- The exercise -
Write out the data below exactly as given, without any of its pictures.

++++ Data segment

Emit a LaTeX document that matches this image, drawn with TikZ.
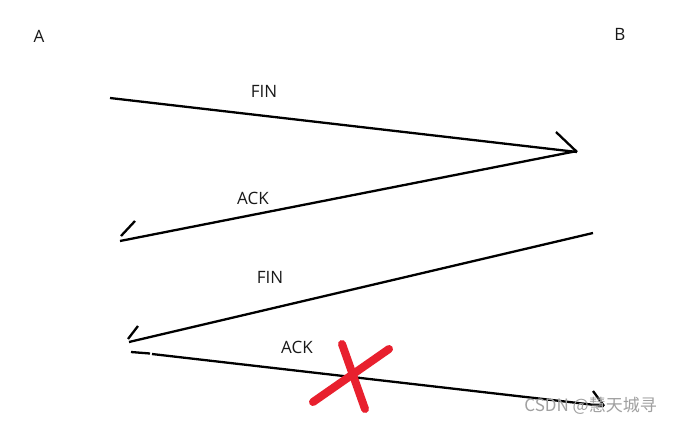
\documentclass[tikz,border=0pt]{standalone}
\usepackage{fontspec}
\setmainfont{Open Sans}
\newfontfamily\cjk{Noto Sans CJK SC}
\definecolor{xred}{HTML}{E8202E}
\definecolor{wmgray}{HTML}{A0A0A0}
\begin{document}
\begin{tikzpicture}[x=1pt,y=-1pt,
  msg/.style={line width=2.3pt,black},
  tick/.style={line width=2.3pt,black},
  lbl/.style={font=\fontsize{17}{19}\selectfont,text=black!90,inner sep=0pt},
  cross/.style={line width=8pt,xred,line cap=round}]
\useasboundingbox[fill=white] (0,0) rectangle (673,424);
% participants
\node[lbl] (A) at (39,36) {A};
\node[lbl] (B) at (620,34) {B};
% message end points
\coordinate (f1s) at (110,98);
\coordinate (f1e) at (577,152);
\coordinate (f1t) at (556,132);
\coordinate (a1s) at (577,151);
\coordinate (a1e) at (120,241);
\coordinate (a1t) at (135,221);
\coordinate (a1b) at (121,236);
\coordinate (f2s) at (593,233);
\coordinate (f2e) at (129,342);
\coordinate (f2t) at (138,326);
\coordinate (f2b) at (128,339);
\coordinate (a2s) at (131,352);
\coordinate (a2g) at (150,353.5);
\coordinate (a2h) at (152,354);
\coordinate (a2e) at (604,406);
\coordinate (a2t) at (593,391);
% FIN 1
\draw[msg] (f1s) -- (f1e);
\draw[tick] (f1t) -- (f1e);
\node[lbl] (l1) at (264,91) {FIN};
% ACK 1
\draw[msg] (a1s) -- (a1e);
\draw[tick] (a1t) -- (a1b);
\node[lbl] (l2) at (253,198) {ACK};
% FIN 2
\draw[msg] (f2s) -- (f2e);
\draw[tick] (f2t) -- (f2b);
\node[lbl] (l3) at (270,277) {FIN};
% ACK 2 (lost)
\draw[msg] (a2s) -- (a2g);
\draw[msg] (a2h) -- (a2e);
\draw[tick] (a2t) -- (a2e);
\node[lbl] (l4) at (297,347) {ACK};
% red cross
\coordinate (x1) at (342,344);
\coordinate (x2) at (365,409);
\coordinate (x3) at (389,349);
\coordinate (x4) at (313,402);
\draw[cross] (x1) -- (x2);
\draw[cross] (x3) -- (x4);
% watermark
\node[font=\cjk\fontsize{17}{19}\selectfont,text=wmgray,inner sep=0pt,anchor=east] (wm) at (657,406) {CSDN @慧天城寻};
\end{tikzpicture}
\end{document}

++++++++

- Answer to the exercise -
Emit a LaTeX document that matches this image, drawn with TikZ.
\documentclass[tikz,border=0pt]{standalone}
\usepackage{fontspec}
\setmainfont{Open Sans}
\newfontfamily\cjk{Noto Sans CJK SC}
\definecolor{xred}{HTML}{E8202E}
\definecolor{wmgray}{HTML}{A0A0A0}
\begin{document}
\begin{tikzpicture}[x=1pt,y=-1pt,
  msg/.style={line width=2.3pt,black},
  tick/.style={line width=2.3pt,black},
  lbl/.style={font=\fontsize{17}{19}\selectfont,text=black!90,inner sep=0pt},
  cross/.style={line width=8pt,xred,line cap=round}]
\useasboundingbox[fill=white] (0,0) rectangle (673,424);
% participants
\node[lbl] (A) at (39,36) {A};
\node[lbl] (B) at (620,34) {B};
% message end points
\coordinate (f1s) at (110,98);
\coordinate (f1e) at (577,152);
\coordinate (f1t) at (556,132);
\coordinate (a1s) at (577,151);
\coordinate (a1e) at (120,241);
\coordinate (a1t) at (135,221);
\coordinate (a1b) at (121,236);
\coordinate (f2s) at (593,233);
\coordinate (f2e) at (129,342);
\coordinate (f2t) at (138,326);
\coordinate (f2b) at (128,339);
\coordinate (a2s) at (131,352);
\coordinate (a2g) at (150,353.5);
\coordinate (a2h) at (152,354);
\coordinate (a2e) at (604,406);
\coordinate (a2t) at (593,391);
% FIN 1
\draw[msg] (f1s) -- (f1e);
\draw[tick] (f1t) -- (f1e);
\node[lbl] (l1) at (264,91) {FIN};
% ACK 1
\draw[msg] (a1s) -- (a1e);
\draw[tick] (a1t) -- (a1b);
\node[lbl] (l2) at (253,198) {ACK};
% FIN 2
\draw[msg] (f2s) -- (f2e);
\draw[tick] (f2t) -- (f2b);
\node[lbl] (l3) at (270,277) {FIN};
% ACK 2 (lost)
\draw[msg] (a2s) -- (a2g);
\draw[msg] (a2h) -- (a2e);
\draw[tick] (a2t) -- (a2e);
\node[lbl] (l4) at (297,347) {ACK};
% red cross
\coordinate (x1) at (342,344);
\coordinate (x2) at (365,409);
\coordinate (x3) at (389,349);
\coordinate (x4) at (313,402);
\draw[cross] (x1) -- (x2);
\draw[cross] (x3) -- (x4);
% watermark
\node[font=\cjk\fontsize{17}{19}\selectfont,text=wmgray,inner sep=0pt,anchor=east] (wm) at (657,406) {CSDN @慧天城寻};
\end{tikzpicture}
\end{document}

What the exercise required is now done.